自治体の「婚活」支援 どれくらい効果はあるの?
自治体の結婚支援事業に対し、政府が2013年度の補正予算で総額30億円の助成金を出すことになり、沖縄県を除く46都道府県の自治体から申請が殺到しているとの報道がありました。ただ、婚活パーティーのように飲食を伴う事業は補助の対象外で、講演会やキャンペーンが目立ちます。「そんなものに30億円も使うの?」「いかにも役人が考えそうなこと。ピント外れ」といった声が出ています。「官製婚活」で未来は切り開けるのでしょうか。 【図表】自治体の半数は本当に消えてしまうのか?
「飲食」伴う合コン形式はなし
この事業は内閣府の所管で、「地域少子化対策強化交付金」と言います。文字通り少子化対策に主眼が置かれており、その入り口としての「結婚」も支援しようというわけです。 このお金で自治体はどんな事業を行うのでしょうか。子育てに関する事業も含まれており、すべてが婚活関連ではないのですが、公表資料から婚活関連を拾ってみると─。 富山県や鳥取県などは「結婚などに携わる関係者と一般県民によるフォーラムなどの開催」。県民運動、少子化危機突破宣言の採択、結婚や家族のすばらしさを考える講演なども計画中です。三重県は「未来志向で少子化対策のためのアイデアを考える交流の機会」を設けるとしました。 山口県は「結婚のすばらしさを考えるフォーラム」を開催し、高知県などは「独身者向けセミナー」を行うそうです。

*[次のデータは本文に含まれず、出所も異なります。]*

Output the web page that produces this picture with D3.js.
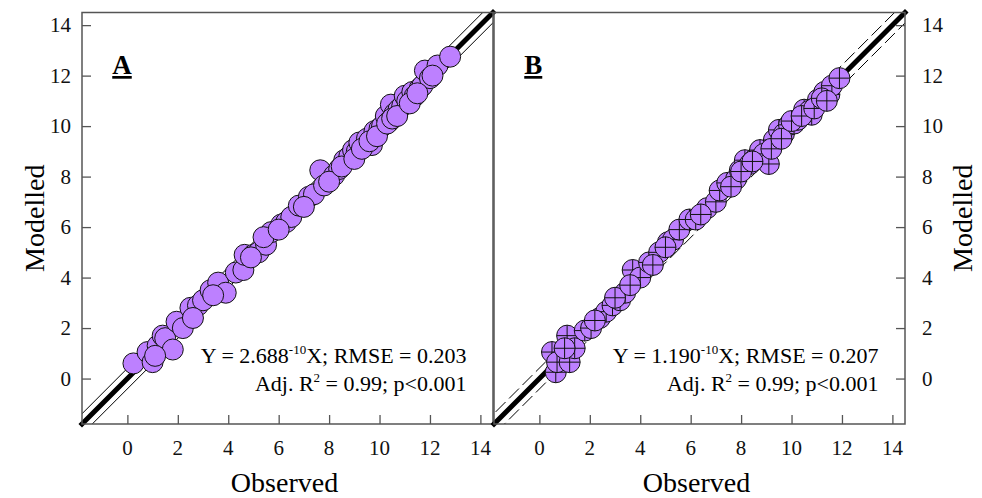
<!DOCTYPE html>
<html>
<head>
<meta charset="utf-8">
<script src="https://cdn.jsdelivr.net/npm/d3@7"></script>
<style>
  body { margin: 0; background: #fff; }
  svg text { font-family: "Liberation Serif", "Times New Roman", serif; }
</style>
</head>
<body>
<svg width="982" height="498"></svg>
<script>
// panel A: observed vs modelled
const observedA = [0.24, 0.8, 1.0, 1.2, 1.4, 1.5, 1.8, 1.95, 2.2, 2.5, 2.8, 3.0, 3.3, 3.6, 3.9,
  4.3, 4.6, 4.65, 5.0, 5.2, 5.5, 5.7, 6.1, 6.3, 6.5, 6.8, 7.2, 7.4, 7.65, 7.8, 8.2, 8.4, 8.6,
  8.8, 8.95, 9.1, 9.2, 9.4, 9.5, 9.7, 9.8, 10.0, 10.1, 10.25, 10.4, 10.45, 10.6, 10.75, 10.9,
  11.0, 11.1, 11.3, 11.4, 11.6, 11.7, 11.8, 12.0, 12.3, 12.8,
  1.1, 2.6, 3.4, 4.9, 5.4, 6.0, 7.0, 8.0, 8.5, 9.0, 9.3, 9.6, 9.9, 10.3, 10.5, 10.7, 11.2, 11.5, 12.1];
const modelledA = [0.6, 1.05, 0.65, 1.3, 1.7, 1.6, 1.15, 2.25, 2.0, 2.8, 2.9, 3.1, 3.5, 3.8, 3.4,
  4.2, 4.3, 4.9, 4.9, 5.0, 5.3, 5.8, 6.1, 6.2, 6.4, 6.85, 7.2, 7.3, 8.25, 7.65, 8.05, 8.3, 8.65,
  8.8, 9.05, 9.0, 9.35, 9.2, 9.5, 9.25, 9.8, 9.9, 10.0, 10.4, 10.2, 10.85, 10.5, 10.65, 10.8,
  11.2, 11.0, 11.35, 11.2, 11.5, 11.6, 12.2, 11.9, 12.4, 12.75,
  0.9, 2.4, 3.3, 4.8, 5.6, 5.9, 6.8, 7.8, 8.4, 8.7, 9.1, 9.4, 9.6, 10.1, 10.3, 10.4, 10.9, 11.3, 12.0];

// panel B: observed vs modelled
const observedB = [0.5, 0.65, 0.7, 1.1, 1.2, 1.4, 1.8, 2.05, 2.4, 2.65, 2.9, 3.2, 3.4, 3.7,
  4.0, 4.35, 4.75, 5.1, 5.3, 5.55, 5.95, 6.2, 6.65, 7.0, 7.15, 7.45, 7.8, 7.95, 8.15, 8.35,
  8.55, 8.75, 8.9, 9.1, 9.3, 9.5, 9.7, 9.9, 10.1, 10.25, 10.5, 10.7, 10.8, 11.05, 11.3, 11.5,
  11.6, 11.9,
  1.0, 2.2, 3.0, 3.6, 4.5, 5.0, 6.4, 7.6, 8.0, 8.45, 9.2, 9.6, 10.0, 10.4, 10.9, 11.2, 11.4];
const modelledB = [1.05, 0.25, 0.65, 1.7, 0.65, 1.2, 1.9, 2.0, 2.4, 2.65, 2.9, 3.1, 3.4, 4.3,
  4.0, 4.6, 5.0, 5.4, 5.5, 5.9, 6.3, 6.3, 6.75, 7.0, 7.45, 7.75, 7.9, 8.25, 8.65, 8.5,
  8.7, 9.05, 8.9, 8.5, 9.45, 9.85, 9.7, 10.05, 10.1, 10.25, 10.65, 10.6, 10.45, 11.05, 11.35, 11.25,
  11.6, 11.9,
  1.2, 2.3, 3.2, 3.7, 4.5, 5.2, 6.5, 7.6, 8.2, 8.6, 9.1, 9.5, 10.2, 10.4, 10.7, 11.1, 11.0];

const tickValues = [0, 2, 4, 6, 8, 10, 12, 14];
const domain = [-1.8, 14.5];

const panels = [
  { id: 'A', obs: observedA, mod: modelledA, slope: '2.688', rmse: '0.203', left: 82, right: 493, axis: 'left', dashed: false, cross: false },
  { id: 'B', obs: observedB, mod: modelledB, slope: '1.190', rmse: '0.207', left: 494, right: 905, axis: 'right', dashed: true, cross: true }
];

const plotTop = 12.5, plotBottom = 424;
const pointR = 10.5;
const svg = d3.select('svg');
const frameColor = '#555';

panels.forEach(p => {
  const x = d3.scaleLinear().domain(domain).range([p.left, p.right]);
  const y = d3.scaleLinear().domain(domain).range([plotBottom, plotTop]);
  const band = 2 * +p.rmse;

  const clipId = 'clip' + p.id;
  svg.append('clipPath').attr('id', clipId)
    .append('rect')
      .attr('x', p.left).attr('y', plotTop)
      .attr('width', p.right - p.left).attr('height', plotBottom - plotTop);

  const g = svg.append('g');
  const lines = g.append('g');
  const plot = g.append('g').attr('clip-path', `url(#${clipId})`);

  // 1:1 line with +/- 2 RMSE bands, drawn under the points
  const line = d3.line().x(d => x(d[0])).y(d => y(d[1]));
  [-band, band].forEach(off => {
    lines.append('path')
      .attr('clip-path', `url(#${clipId})`)
      .attr('d', line([[domain[0] - 1, domain[0] - 1 + off], [domain[1] + 1, domain[1] + 1 + off]]))
      .attr('fill', 'none')
      .attr('stroke', '#000')
      .attr('stroke-width', 1)
      .attr('stroke-dasharray', p.dashed ? '14,5' : null);
  });
  lines.append('path')
    .attr('d', line([[domain[0], domain[0]], [domain[1], domain[1]]]))
    .attr('stroke', '#000')
    .attr('stroke-width', 5)
    .attr('stroke-linecap', 'square');

  const pts = p.obs.map((o, i) => [o, p.mod[i]]);
  const dots = plot.selectAll('g.pt').data(pts).enter().append('g')
    .attr('class', 'pt')
    .attr('transform', d => `translate(${x(d[0])},${y(d[1])})`);
  dots.append('circle')
    .attr('r', pointR)
    .attr('fill', '#bd80ff')
    .attr('stroke', '#111')
    .attr('stroke-width', 1);
  if (p.cross) {
    dots.append('path')
      .attr('d', `M${-pointR},0H${pointR}M0,${-pointR}V${pointR}`)
      .attr('stroke', '#111')
      .attr('stroke-width', 1);
  }

  // axes with inward ticks
  const xAxis = d3.axisTop(x).tickValues(tickValues).tickSize(9).tickFormat('');
  g.append('g').attr('transform', `translate(0,${plotBottom})`).call(xAxis)
    .call(a => a.select('.domain').remove())
    .selectAll('line').attr('stroke', frameColor).attr('stroke-width', 1.3);

  const yAxis = (p.axis === 'left' ? d3.axisRight(y) : d3.axisLeft(y))
    .tickValues(tickValues).tickSize(9).tickFormat('');
  g.append('g').attr('transform', `translate(${p.axis === 'left' ? p.left : p.right},0)`).call(yAxis)
    .call(a => a.select('.domain').remove())
    .selectAll('line').attr('stroke', frameColor).attr('stroke-width', 1.3);

  // tick labels
  g.selectAll('text.xl').data(tickValues).enter().append('text')
    .attr('x', d => x(d)).attr('y', 455)
    .attr('text-anchor', 'middle')
    .attr('font-size', 21).attr('fill', '#111')
    .text(d => d);
  g.selectAll('text.yl').data(tickValues).enter().append('text')
    .attr('x', p.axis === 'left' ? 71 : 922)
    .attr('y', d => y(d) + 7)
    .attr('text-anchor', p.axis === 'left' ? 'end' : 'start')
    .attr('font-size', 21).attr('fill', '#111')
    .text(d => d);

  // frame
  g.append('rect')
    .attr('x', p.left).attr('y', plotTop)
    .attr('width', p.right - p.left).attr('height', plotBottom - plotTop)
    .attr('fill', 'none').attr('stroke', frameColor).attr('stroke-width', 1.5);

  // panel label
  g.append('text')
    .attr('x', x(-0.6)).attr('y', 74)
    .attr('font-size', 27).attr('font-weight', 'bold')
    .attr('text-decoration', 'underline')
    .text(p.id);

  // regression stats
  const eq = g.append('text')
    .attr('x', x(13.45)).attr('y', 363)
    .attr('text-anchor', 'end').attr('font-size', 22).attr('fill', '#000');
  eq.append('tspan').text(`Y = ${p.slope}`);
  eq.append('tspan').attr('dy', -9).attr('font-size', 13).text('-10');
  eq.append('tspan').attr('dy', 9).text(`X; RMSE = ${p.rmse}`);

  const r2 = g.append('text')
    .attr('x', x(13.45)).attr('y', 391)
    .attr('text-anchor', 'end').attr('font-size', 22).attr('fill', '#000');
  r2.append('tspan').text('Adj. R');
  r2.append('tspan').attr('dy', -9).attr('font-size', 13).text('2');
  r2.append('tspan').attr('dy', 9).text(' = 0.99; p<0.001');

  // axis titles
  g.append('text')
    .attr('x', (p.left + p.right) / 2 - 3).attr('y', 492)
    .attr('text-anchor', 'middle').attr('font-size', 28)
    .text('Observed');
  const tx = p.axis === 'left' ? 44 : 972;
  g.append('text')
    .attr('transform', `translate(${tx},${(plotTop + plotBottom) / 2}) rotate(-90)`)
    .attr('text-anchor', 'middle').attr('font-size', 28)
    .text('Modelled');
});
</script>
</body>
</html>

香川県は毎月「0」のつく日を「ラブの日」などとして「結婚ポジティブキャンペーン」を繰り広げるほか、恋愛に関心を示さない高校生・大学生を対象に結婚の良さを伝える講義を予定。さらに親世代を対象にしたシンポジウムも行い、親向けの「結婚応援冊子」を作るそうです。
自治体の知恵比べの感も呈していますが、最も効果的に思える「婚活パーティー」「合コン」は登場しません。大手紙の報道によると、合コンへの助成も構想していた内閣府に対し、自民党が「税金での飲食は国民の理解が得られない」と難色を示し、見送りになったようです。 助成金は、都道府県4000万円、政令指定都市2000万円。市町村は800万円に上ります。仮に市町村が全額を「合コン」に利用できたら、1人4000円の予算でも男女100人ずつが参加する合コンを年10回開催できる計算でした。